Car News

BMW Reveals All-New 3 Series

BMW has just taken the wraps off of an all-new 3 Series sedan at the Paris auto show. The company's best-selling model gets longer, wider, and adds a compact sedan-load of new tech. Oh, and it'll let you choose a name for the virtual assistant. But be creative. Don't just pick JARVIS.

At first glance, you'd be forgiven for not realizing that this is an all-new car. But take a closer look and the details of the new styling become more clear. It starts with more angular, pulled-back headlights – like the ones on the iNext concept, though nowhere close to that extreme. The front bumper is more angular and more pronounced as well.

The car's flanks are more curved and scalloped than before, with a big change to the character line from the top of the front wheel well back to the taillights. It's now running above the door handle, not through the middle, and it seems much more subtle. The same goes for the scallop in the bottom of the doors which appears both deeper and smoother.

This BMW is longer and wider than the old 3, 76 mm longer at 4,709 mm, and 16 mm wider at 1,827 mm. The new dimensions should make the car bigger inside, especially the 41 mm longer wheelbase.

The new 3 debuts BMW's new Intelligent Personal Assistant. The new "Hey BMW" digital command system can change car functions for you, like text and audio controls, but it can also school you on how your car works. Or is working: say "Hey BMW, how does high-beam assistant work?" and it will tell you. Same for "Is the oil level ok?" Best yet, you can rename it. So instead of "Hey BMW" you can go with "Hey Barry" or whatever name you've given your car.

It also has the latest, 7.0 version of the BMW operating system. It provides BMW's live cockpit digital display – a 12.3-inch all-digital instrument cluster – and drives a 10.25-inch control display for infotainment. To interact with the various system functions, the driver can use the touchscreen, iDrive controller, steering wheel buttons, gestures, or that voice control.

Active safety has been ramped up too, not just convenience. The new 3 Series will come with lane-departure warning, as well as collision and pedestrian warning with city braking as standard. Adaptive cruise and driving assistant with lane-change warning are optional as are rear collision prevention and cross-traffic alert. BMW has added a new steering and lane control assistant that can keep the vehicle centered in the lane.

Full LED headlights will be standard with LED daytime running lights. But adaptive LED lights will be optional with BMW Laserlight. That uses a laser spotlight that can fire the high beams more than half a kilometre down the road. That system comes with a high-beam assistant to make sure you don't blind other road users.
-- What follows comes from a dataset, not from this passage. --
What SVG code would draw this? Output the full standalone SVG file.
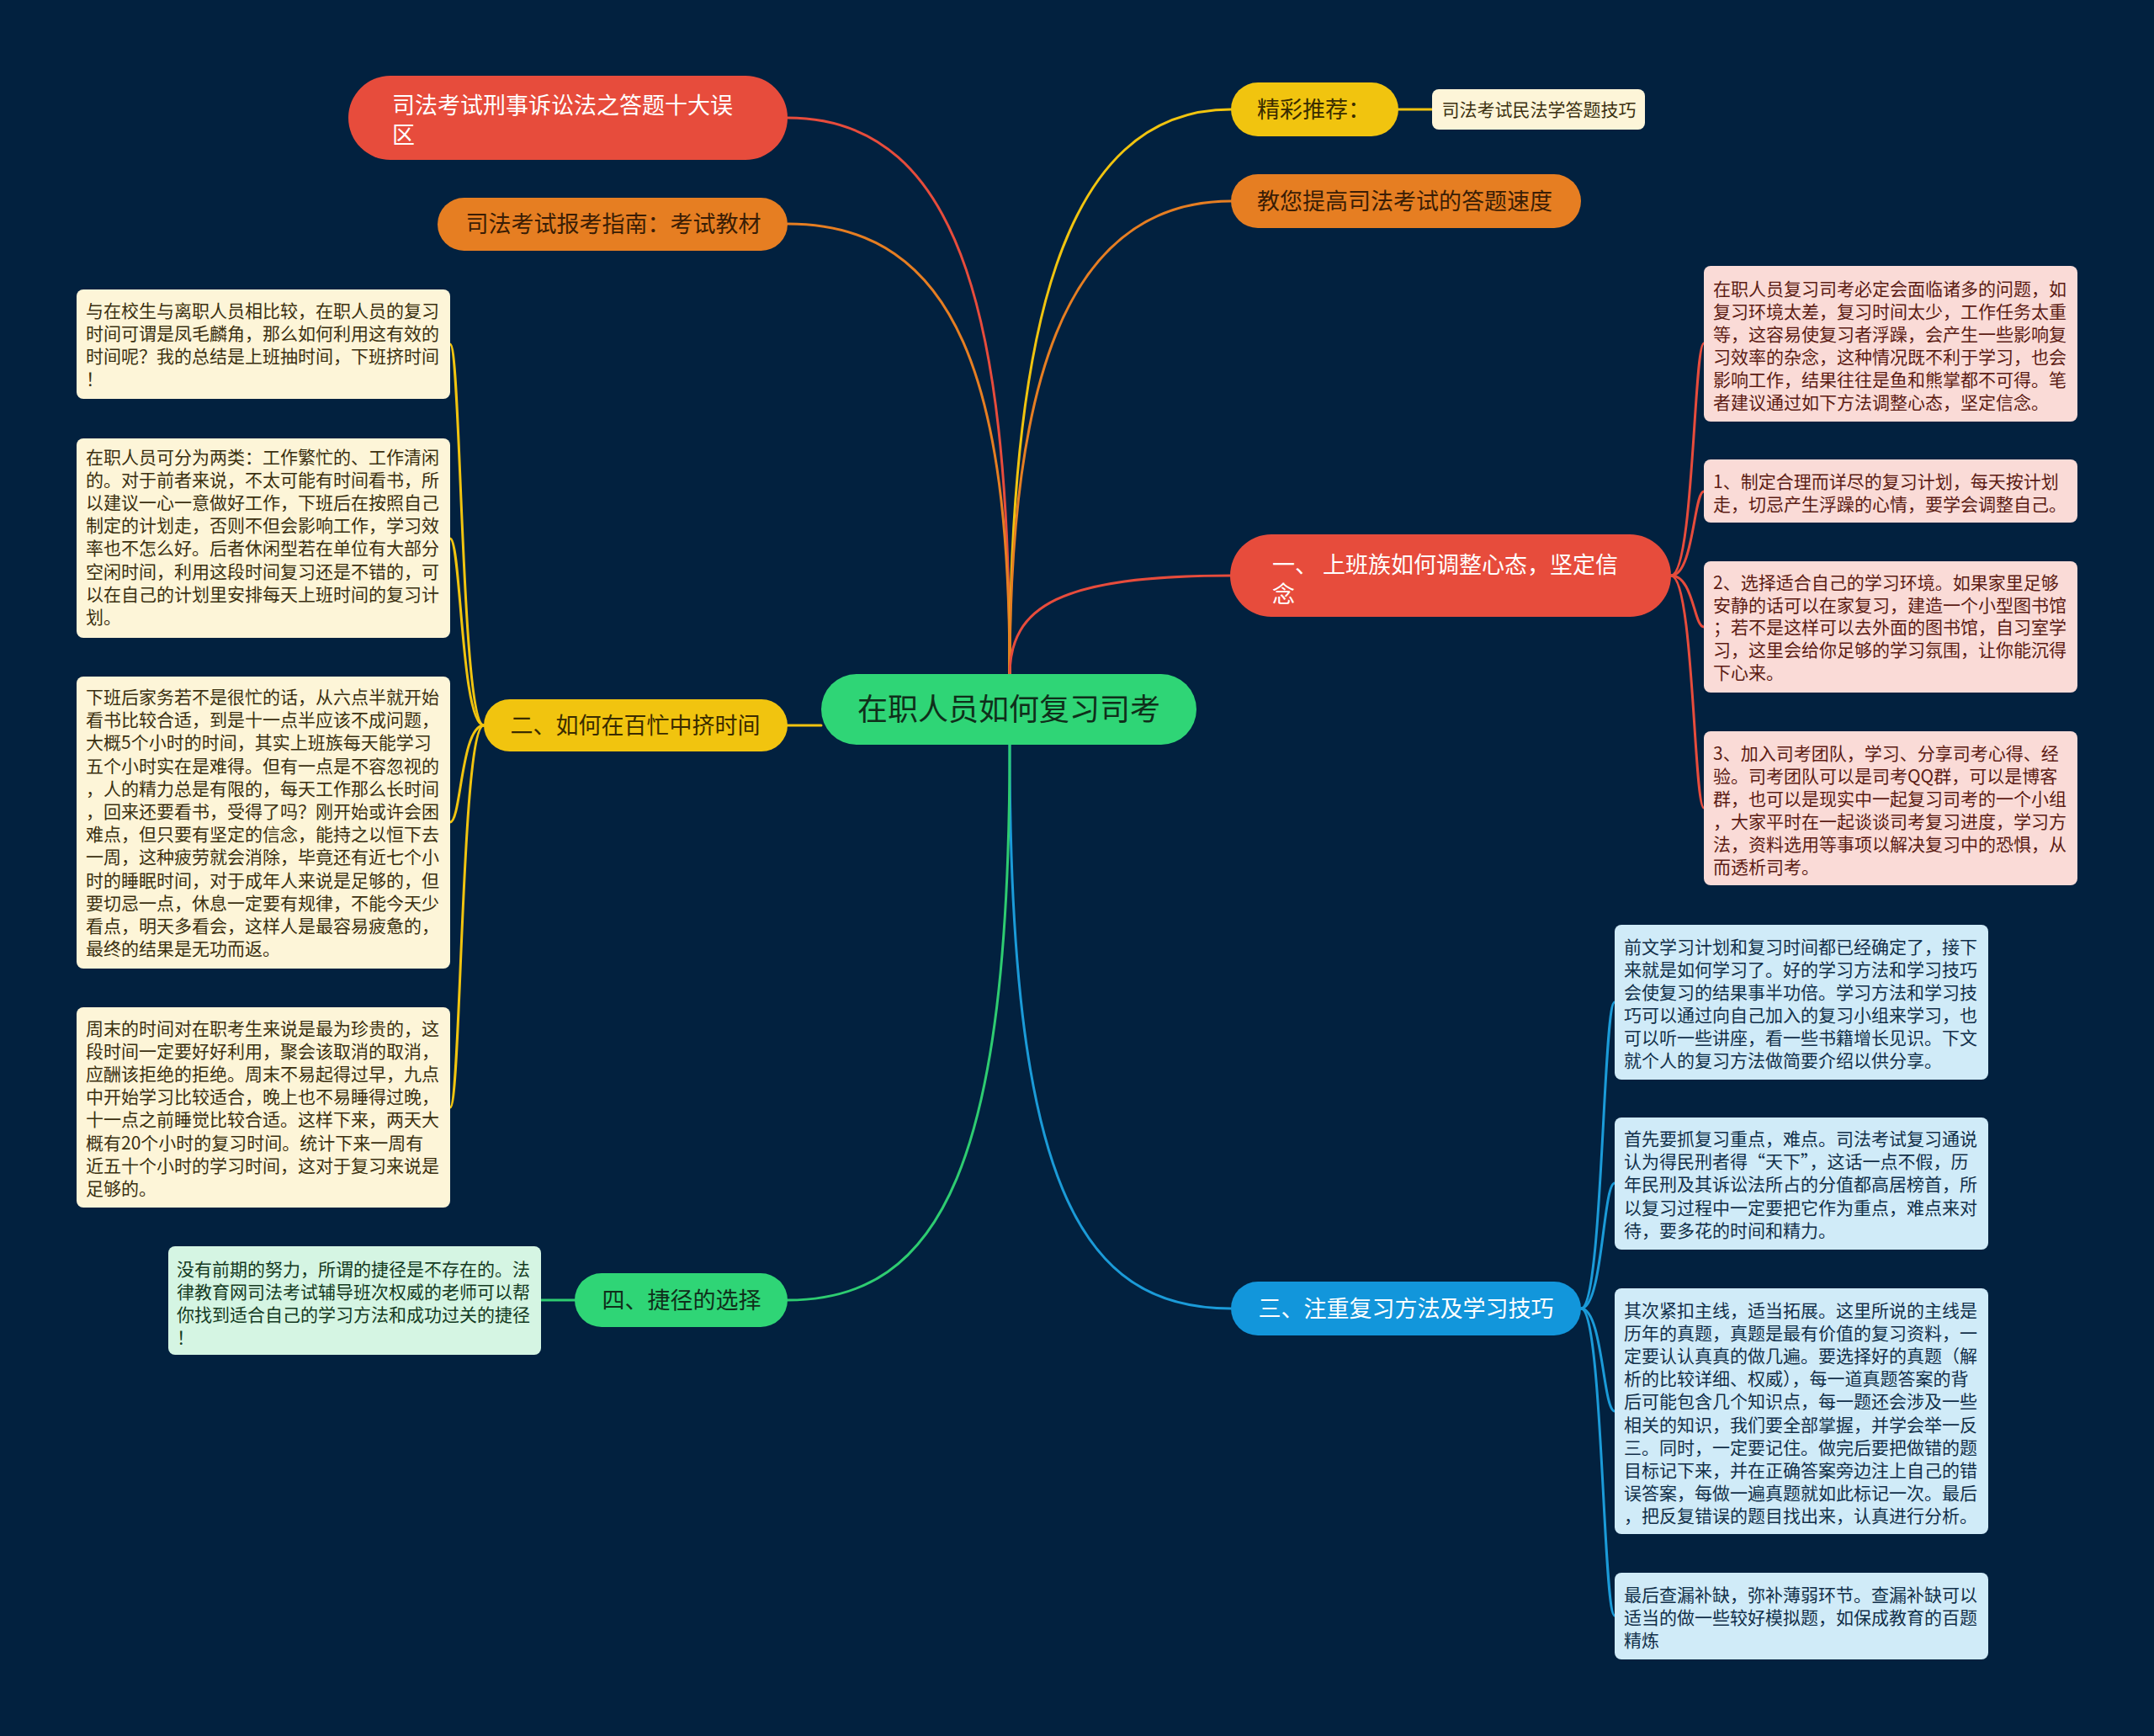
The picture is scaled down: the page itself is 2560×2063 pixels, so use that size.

This is a BMW, though, so more important than gadgets are the powertrain and chassis. The new 3 Series will come with five engines globally at launch, but we'll just get a pair – at first, at least. Canadians will see the 330i at launch with a 2.0L turbo four that makes 255 hp and 295 lb-ft. That's seven hp and 37 lb-ft more than last year, through changes like increased max fuel pressure and a lighter crankshaft. The new eight-speed auto has a wider ratio spread than before. If the car has navigation, it will even use mapping info to control shifts, like holding a gear through a set of corners.

Summer 2019 will see the M340i and M340i xDrives arrive. The M Performance model gets the M sport rear diff standard as well as a new version of BMW's 3.0L straight-six. The twin-turbo engine will make 382 hp and 369 lb-ft of torque. That's up 62 hp and 37 lb-ft over the current 340i sedan. Missing from the release is any mention of a manual gearbox, but this is BMW so we'll remain hopeful.

A 330e performance hybrid is planned, set to arrive in early 2020.

BMW has trimmed 55 kg from the new car, lowering the center of gravity and continuing the brand's traditional 50:50 weight distribution. The car will have an optional M Sport suspension but both undercarriage choices will use new lift-related dampers. They offer different damping rates depending on where the suspension is in its travel, which the company says reduces body movement and evens out bumpy roads. If the 10 mm lower M Sport isn't enough, an Adaptive M suspension will be available with electronically controlled dampers.

M Sport brakes with four-piston fixed front calipers will be on the options list and an M Sport limited-slip differential will also be available. The differential can completely lock the rear wheels together to send power to both wheels and improve acceleration and cornering performance.

The new 3 Series will go on sale in March. Expect more details, as well as Canadian specifics, as that date nears.